Coki Point Beach, St. Thomas
Coki Point Beach, found on the northeastern shore of St. Thomas, is a good pick for families who want amenities—such as beach chairs and umbrellas available for rent—along with their snorkeling. A sugar-sand bottom makes for easy entry, and in the water, snorkelers will likely encounter parrotfish, remoras, schools of blue tang fish and even shoals of squid.
Buck Island, St. Croix
The nation’s only underwater national monument, Buck Island gives guests the chance to guide themselves through a marked snorkel trail that winds through the 704 protected acres. Visiting the island does require booking a daytrip with a local snorkel tour company, so don’t expect solitude.
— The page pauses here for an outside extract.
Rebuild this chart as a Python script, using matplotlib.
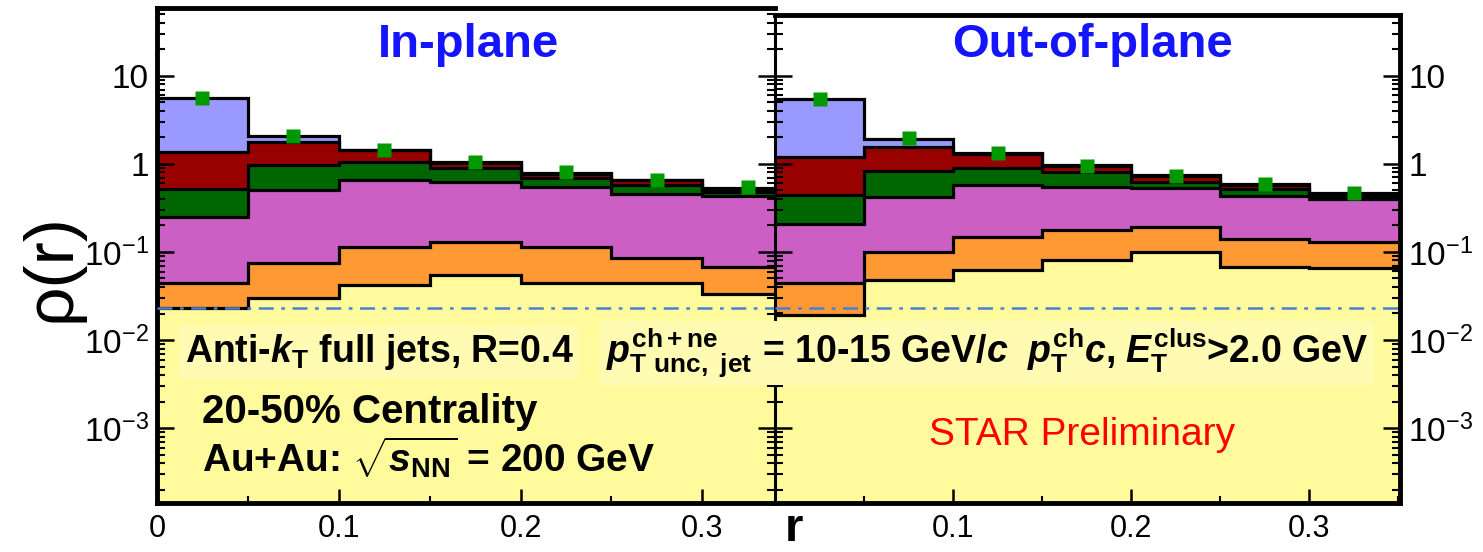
import numpy as np
import matplotlib
matplotlib.use("Agg")
import matplotlib.pyplot as plt
from matplotlib.ticker import FixedLocator, FixedFormatter, LogLocator, NullFormatter

plt.rcParams["font.family"] = ["Liberation Sans", "DejaVu Sans"]
plt.rcParams["mathtext.fontset"] = "custom"
plt.rcParams["mathtext.rm"] = "Liberation Sans:bold"
plt.rcParams["mathtext.it"] = "Liberation Sans:bold:italic"
plt.rcParams["mathtext.bf"] = "Liberation Sans:bold"

# bins in r
edges = np.linspace(0, 0.35, 8)
centers = 0.5 * (edges[:-1] + edges[1:])

# stacked contributions, bottom to top (in-plane)
in_yellow = [0.023, 0.030, 0.042, 0.055, 0.044, 0.044, 0.033]
in_orange = [0.022, 0.044, 0.073, 0.076, 0.071, 0.041, 0.035]
in_magenta = [0.205, 0.436, 0.545, 0.499, 0.435, 0.375, 0.362]
in_green = [0.27, 0.46, 0.38, 0.28, 0.14, 0.12, 0.055]
in_red = [0.86, 0.82, 0.40, 0.12, 0.08, 0.07, 0.04]
in_blue = [4.2, 0.31, 0.0, 0.03, 0.02, 0.01, 0.005]
in_total = [5.6, 2.1, 1.44, 1.04, 0.80, 0.65, 0.54]

# out-of-plane
out_yellow = [0.019, 0.048, 0.063, 0.081, 0.10, 0.068, 0.065]
out_orange = [0.025, 0.052, 0.086, 0.097, 0.09, 0.072, 0.066]
out_magenta = [0.166, 0.32, 0.431, 0.372, 0.34, 0.29, 0.269]
out_green = [0.23, 0.42, 0.31, 0.25, 0.10, 0.09, 0.03]
out_red = [0.76, 0.73, 0.41, 0.14, 0.09, 0.06, 0.03]
out_blue = [4.28, 0.35, 0.02, 0.02, 0.02, 0.01, 0.01]
out_total = [5.5, 1.95, 1.33, 0.95, 0.73, 0.59, 0.47]

ref_level = 0.023

layer_colors = ["#fffa9c", "#ff9933", "#cc5fc4", "#006600", "#990000", "#9999ff"]

ytick_vals = [1e-3, 1e-2, 1e-1, 1, 10]
ytick_labels = [r"$\mathdefault{10^{-3}}$", r"$\mathdefault{10^{-2}}$",
                r"$\mathdefault{10^{-1}}$", "1", "10"]

W, H = 1483, 552
fig = plt.figure(figsize=(W / 100, H / 100), dpi=100)
fig.patch.set_facecolor("white")

ax1 = fig.add_axes([157 / W, (H - 503) / H, 618 / W, 495 / H])
ax2 = fig.add_axes([775 / W, (H - 503) / H, 625 / W, 488 / H])


def draw_panel(ax, layers, total):
    bottom = np.full(len(centers), 1e-6)
    tops = []
    for vals, c in zip(layers, layer_colors):
        top = bottom + np.array(vals)
        ax.stairs(top, edges, baseline=bottom, fill=True, color=c, lw=0, zorder=1)
        tops.append(top)
        bottom = top
    for top in tops:
        ax.stairs(top, edges, baseline=None, color="black", lw=2.3, zorder=2)
    ax.axhline(ref_level, color="#4a7fd8", lw=1.8,
               ls=(0, (6, 3, 1.5, 3)), zorder=3)
    ax.plot(centers, total, "s", color="#009900", ms=10, mec="none", zorder=5)
    ax.set_yscale("log")
    ax.yaxis.set_major_locator(FixedLocator(ytick_vals))
    ax.yaxis.set_major_formatter(FixedFormatter(ytick_labels))
    ax.yaxis.set_minor_locator(LogLocator(base=10, subs=np.arange(2, 10), numticks=20))
    ax.yaxis.set_minor_formatter(NullFormatter())
    ax.xaxis.set_minor_locator(FixedLocator([0.05, 0.15, 0.25, 0.35]))
    ax.tick_params(axis="y", which="major", direction="in", length=12, width=1.8,
                   labelsize=24, pad=6)
    ax.tick_params(axis="y", which="minor", direction="in", length=6, width=1.5)
    ax.tick_params(axis="x", which="major", direction="in", length=10, width=1.8,
                   labelsize=22, pad=8)
    ax.tick_params(axis="x", which="minor", direction="in", length=5, width=1.5)
    for s in ax.spines.values():
        s.set_linewidth(3.5)


draw_panel(ax1, [in_yellow, in_orange, in_magenta, in_green, in_red, in_blue], in_total)
draw_panel(ax2, [out_yellow, out_orange, out_magenta, out_green, out_red, out_blue], out_total)

ax1.set_xlim(0, 0.34)
ax1.set_ylim(1.41e-4, 59)
ax1.xaxis.set_major_locator(FixedLocator([0, 0.1, 0.2, 0.3]))
ax1.xaxis.set_major_formatter(FixedFormatter(["0", "0.1", "0.2", "0.3"]))
ax1.tick_params(axis="y", which="both", left=True, right=True, labelleft=True, labelright=False)
ax1.spines["right"].set_visible(False)

ax2.set_xlim(0, 0.351)
ax2.set_ylim(1.41e-4, 49)
ax2.xaxis.set_major_locator(FixedLocator([0.1, 0.2, 0.3]))
ax2.xaxis.set_major_formatter(FixedFormatter(["0.1", "0.2", "0.3"]))
ax2.tick_params(axis="y", which="both", left=True, right=True, labelleft=False, labelright=True)
ax2.spines["left"].set_linewidth(2.2)


def fx(px):
    return px / W


def fy(py):
    return 1 - py / H


fig.text(fx(468), fy(45), "In-plane", color="#1414ff", fontsize=34,
         fontweight="bold", ha="center", va="center")
fig.text(fx(1092), fy(45), "Out-of-plane", color="#1414ff", fontsize=34,
         fontweight="bold", ha="center", va="center")

fig.text(fx(52), fy(268), "ρ(r)", rotation=90, fontsize=50, ha="center", va="center")
fig.text(fx(794), fy(551), "r", fontsize=34, fontweight="bold", ha="center", va="bottom")

box = dict(facecolor="#fffbb2", edgecolor="none", pad=4)
fig.text(fx(185), fy(362), r"Anti-$k_{\mathrm{T}}$ full jets, R=0.4", fontsize=27,
         fontweight="bold", va="baseline", bbox=box)
fig.text(fx(606), fy(362),
         r"$p^{\mathrm{ch+ne}}_{\mathrm{T\ unc,\ jet}}$ = 10-15 GeV/$c$  "
         r"$p^{\mathrm{ch}}_{\mathrm{T}}c$, $E^{\mathrm{clus}}_{\mathrm{T}}$>2.0 GeV",
         fontsize=27, fontweight="bold", va="baseline", bbox=box)
fig.text(fx(202), fy(423), "20-50% Centrality", fontsize=29, fontweight="bold",
         va="baseline")
fig.text(fx(202), fy(472), r"Au+Au: $\sqrt{s_{\mathrm{NN}}}$ = 200 GeV", fontsize=28,
         fontweight="bold", va="baseline")
fig.text(fx(1082), fy(445), "STAR Preliminary", fontsize=28, color="#ff0000",
         ha="center", va="baseline")

fig.savefig("out.png", dpi=100)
But, once the boat moors, you’re free to explore on your own. We love swimming a bit away from the boats to the southeast side of Buck—the side that faces St. Croix. There, you can encounter hawksbill turtles, needlefish and occasionally eagle rays.
Leinster Bay, St. John
Find Leinster Bay, aka Waterlemon Cay, tucked inside a cove along the north shore, located roughly 25 minutes by car from the town of Cruz Bay. Taxi drivers will take you to the spot, but because not many travelers take them up on the offer, it tends to be free from crowds—always a bonus in our book. In the water, you’ll likely see angelfish, trumpetfish and the odd barracuda passing by. Plus, out in the sea grass beds, you may spy a green sea turtle nibbling on the buffet.
Great Lameshur Bay, St. John
Those spending at least one night on island can trek to Great Lameshur Bay on the south side of St. John. This wide flat beach opens to a wide bay where you can easily pass an afternoon snorkeling amid bigger marine fauna, including eagle rays, nurse sharks and turtles, as well as all the reef fish that flit between the sponges and corals. Keep in mind that this outpost spot is far from amenities, so pack a picnic lunch, and bring water and reef-safe sunblock.
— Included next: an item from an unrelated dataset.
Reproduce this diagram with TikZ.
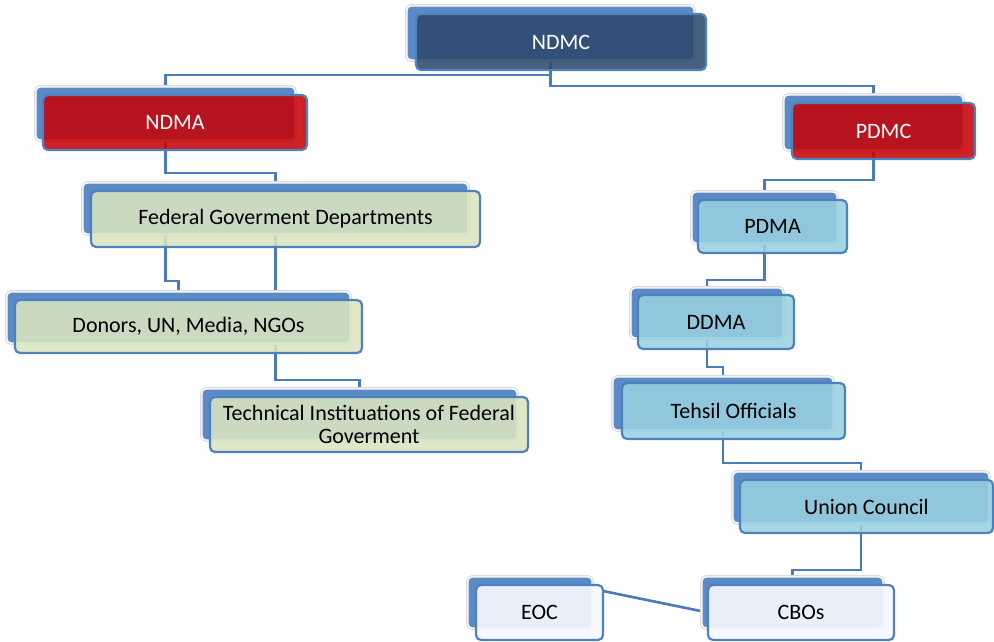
\documentclass[tikz,border=0pt]{standalone}
\usepackage{fontspec}
\setmainfont{Carlito}
\usetikzlibrary{calc}

\definecolor{backblue}{RGB}{91,139,198}
\definecolor{frameblue}{RGB}{79,129,189}
\definecolor{linkblue}{RGB}{74,124,186}
\definecolor{navyfill}{RGB}{46,74,110}
\definecolor{redfill}{RGB}{198,4,8}
\definecolor{greenfill}{RGB}{218,229,192}
\definecolor{cyanfill}{RGB}{153,208,224}
\definecolor{palefill}{RGB}{244,247,252}

\pgfdeclarelayer{links}
\pgfsetlayers{links,main}

\tikzset{
  backbox/.style={rectangle, rounded corners=4pt, fill=backblue,
    preaction={draw=black!14, line width=3.6pt},
    draw=white, line width=1.4pt, inner sep=0pt, outer sep=0pt},
  frontbox/.style={rectangle, rounded corners=5pt, draw=frameblue,
    line width=2.2pt, fill opacity=0.88, text opacity=1,
    inner sep=0pt, outer sep=0pt, align=center,
    font=\fontsize{22}{23}\selectfont},
  darkbox/.style={frontbox, fill=navyfill, text=white},
  redbox/.style={frontbox, fill=redfill, text=white},
  greenbox/.style={frontbox, fill=greenfill, text=black},
  cyanbox/.style={frontbox, fill=cyanfill, text=black},
  palebox/.style={frontbox, fill=palefill, fill opacity=0.93, text=black},
  link/.style={draw=linkblue, line width=2.6pt},
}

\begin{document}
\begin{tikzpicture}[x=1pt,y=-1pt]
\useasboundingbox (0,0) rectangle (994,641);

% back plates
\path
  node[backbox, minimum width=287pt, minimum height=54pt] (ndmc-b)   at (550.5,33)  {}
  node[backbox, minimum width=259pt, minimum height=53pt] (ndma-b)   at (165.5,113.5) {}
  node[backbox, minimum width=179pt, minimum height=55pt] (pdmc-b)   at (873.5,122.5) {}
  node[backbox, minimum width=385pt, minimum height=51pt] (fgd-b)    at (275.5,208.5) {}
  node[backbox, minimum width=343pt, minimum height=51pt] (donors-b) at (178.5,317.5) {}
  node[backbox, minimum width=315pt, minimum height=51pt] (tech-b)   at (359.5,414.5) {}
  node[backbox, minimum width=145pt, minimum height=51pt] (pdma-b)   at (764.5,217.5) {}
  node[backbox, minimum width=152pt, minimum height=50pt] (ddma-b)   at (707,313)   {}
  node[backbox, minimum width=220pt, minimum height=53pt] (tehsil-b) at (723,403.5) {}
  node[backbox, minimum width=256pt, minimum height=51pt] (union-b)  at (861,497.5) {}
  node[backbox, minimum width=181pt, minimum height=51pt] (cbos-b)   at (792.5,602.5) {}
  node[backbox, minimum width=124pt, minimum height=51pt] (eoc-b)    at (530,602.5) {};

% front panels with their labels
\path
  node[darkbox,  minimum width=290pt, minimum height=56pt] (ndmc)   at (561,42)    {NDMC}
  node[redbox,   minimum width=264pt, minimum height=55pt] (ndma)   at (175,122.5) {NDMA}
  node[redbox,   minimum width=183pt, minimum height=56pt] (pdmc)   at (883.5,131) {PDMC}
  node[greenbox, minimum width=389pt, minimum height=56pt] (fgd)    at (285.5,219) {Federal Goverment Departments}
  node[greenbox, minimum width=347pt, minimum height=53pt] (donors) at (188.5,326.5) {Donors, UN, Media, NGOs}
  node[greenbox, minimum width=318pt, minimum height=55pt] (tech)   at (369,424.5) {Technical Instituations of Federal\\Goverment}
  node[cyanbox,  minimum width=149pt, minimum height=53pt] (pdma)   at (772.5,226.5) {PDMA}
  node[cyanbox,  minimum width=156pt, minimum height=54pt] (ddma)   at (716,322)   {DDMA}
  node[cyanbox,  minimum width=223pt, minimum height=56pt] (tehsil) at (733.5,411) {Tehsil Officials}
  node[cyanbox,  minimum width=253pt, minimum height=53pt] (union)  at (866.5,506.5) {Union Council}
  node[palebox,  minimum width=186pt, minimum height=55pt] (cbos)   at (801,612.5) {CBOs}
  node[palebox,  minimum width=127pt, minimum height=55pt] (eoc)    at (539.5,612.5) {EOC};

% elbow connectors, kept underneath the boxes
\begin{pgfonlayer}{links}
  \draw[link] (ndmc-b.center) |- ([yshift=12pt]ndma-b.north) -- (ndma-b.north);
  \draw[link] (ndmc-b.center) |- ([yshift=9pt]pdmc-b.north) -- (pdmc-b.north);
  \draw[link] (ndma-b.center) |- ([yshift=10pt]fgd-b.north) -- (fgd-b.north);
  \draw[link] (ndma-b.center |- fgd-b.center) |- ([yshift=11pt]donors-b.north) -- (donors-b.north);
  \draw[link] (fgd-b.center) |- ([yshift=9pt]tech-b.north) -- (tech-b.north);
  \draw[link] (pdmc-b.center) |- ([yshift=12pt]pdma-b.north) -- (pdma-b.north);
  \draw[link] (pdma-b.center) |- ([yshift=8pt]ddma-b.north) -- (ddma-b.north);
  \draw[link] (ddma-b.center) |- ([yshift=10pt]tehsil-b.north) -- (tehsil-b.north);
  \draw[link] (tehsil-b.center) |- ([yshift=9pt]union-b.north) -- (union-b.north);
  \draw[link] (union-b.center) |- ([yshift=7pt]cbos-b.north) -- (cbos-b.north);
  \draw[link] ([yshift=-6pt]eoc.north east) -- (cbos.west);
\end{pgfonlayer}
\end{tikzpicture}
\end{document}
Frederiksted Pier, St. Croix
What was once the pier for the west side town of Frederiksted is now a favorite spot for snorkelers. Weave between the pilings to watch juvenile fish, crabs, shrimps and even seahorses seeking sanctuary among the red rope sponges and orange corralimorph coral. Keep an eye on the sandy bottom for flying gurnards, a fish whose pectoral fins open like wings to reveal stripes of turquoise. You may also find batfish, an odd-shaped fish that appears to walk across the bottom.
Jumbie Bay, St. John
Located 10 minutes by car from Cruz Bay, Jumbie Bay is the turn just before Trunk Bay. We love that this spot is still somewhat under the radar, as parking allows for just six cars at a time. Plus, the site offers a mix of crags and crevices among the limestone shoreline, and 100 feet offshore, so you can see a greater mix of sea life, from crabs and eels to schools of sergeant major and Creole wrasse fish.
Cane Bay, St. Croix
With a scuba shop located just across the street from this white sand beach, this north shore site is as easy as it gets for newer snorkelers who may have questions about mask fit or where to find the best critters. Scuba divers love the location for its quick access to a wall—that is, a reef that drops away sharply to the depths.
But you don’t need to go deep to spy tons of life, from lobster to Caribbean reef octopus. We love that you can enjoy sunning on the beach and snorkeling as much as you like, then pop across the street to the restaurant Eat at Cane Bay for a drink and Caribbean-spiced chicken wings, or stay for a fuller meal, such as the mahi tacos or the crispy fish reuben.
Salt Pond Bay, St. John
The wide bay that unfolds in front of Salt Pond, found off the island’s southern tip, is a healthy mix of marine life, from juvenile fish to sea turtles. We love that snorkelers need not swim too far from shore before cruising alongside bigger snapper, jacks and other big fish. Just remember that this site is one of the more remote beaches on island, so pack in any snacks, drinks and towels that you may need.